In our example, we’ll assume that 1 standard deviation is enough to warrant an anomaly. Since we’re only interested in a drop in sign-ups, we’ll compare the number of sign-up today with 95.

We don’t have to stop there, though. We can leverage the power of SQL to tell us if the result was an anomaly without needing to use Ruby. All we need is a case statement and a sub-query.

result = ActiveRecord::Base.connection.exec_query(
  <<-SQL
    SELECT
      sign_ups_today,
      CASE
        WHEN sign_ups_today >= sign_ups_per_day_on_average - COALESCE(standard_deviation, 0) THEN false
        ELSE true
      END AS anomaly
    FROM(
      SELECT
        AVG(total_sign_ups) AS sign_ups_per_day_on_average,
        STDDEV_SAMP(total_sign_ups) AS standard_deviation,
        (
          SELECT COUNT(*) AS sign_ups_today
          FROM users
          WHERE created_at::date='#{Date.current}'
        )
      FROM(
        SELECT COUNT(*) AS total_sign_ups FROM users
        GROUP BY created_at::date
      ) AS users
    ) AS sign_ups_today LIMIT 1
  SQL
).to_a
# => [{"sign_ups_today"=>99, "anomaly"=>false}]

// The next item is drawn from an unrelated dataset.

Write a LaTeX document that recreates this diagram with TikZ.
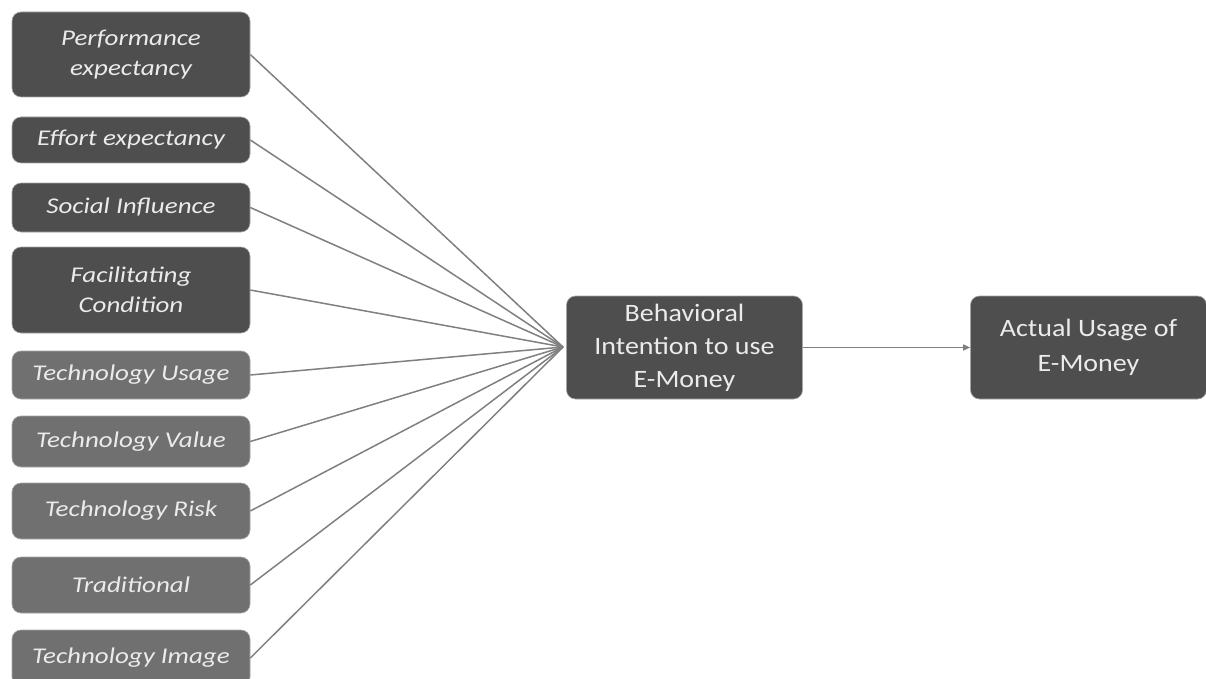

# This can be run in a daily cron job
if result.first["anomaly"]
  raise Anomaly::UserSignUpAnomaly
end

The sub-query creates a table that returns the sign_ups_per_day_on_average and the standard_deviation. This allows us to use a CASE statement on the calculated result from those two columns when compared to sign_ups_today rather than doing the calculation in Ruby.

Note that we use COALESCE to set the value of the standard_deviation to 0 if no value is returned. This can happen when there is not enough data to calculate the standard deviation. This fallback simply compares the number of signs up to the average number of sign-ups.

This pattern doesn’t have to be limited to user sign-ups. It can be applied to any action on your system, such as the number of items purchased per day, or the number of comments posted per day. If you find that the data you need to query doesn’t exist in your system, consider tracking those events in a custom database table.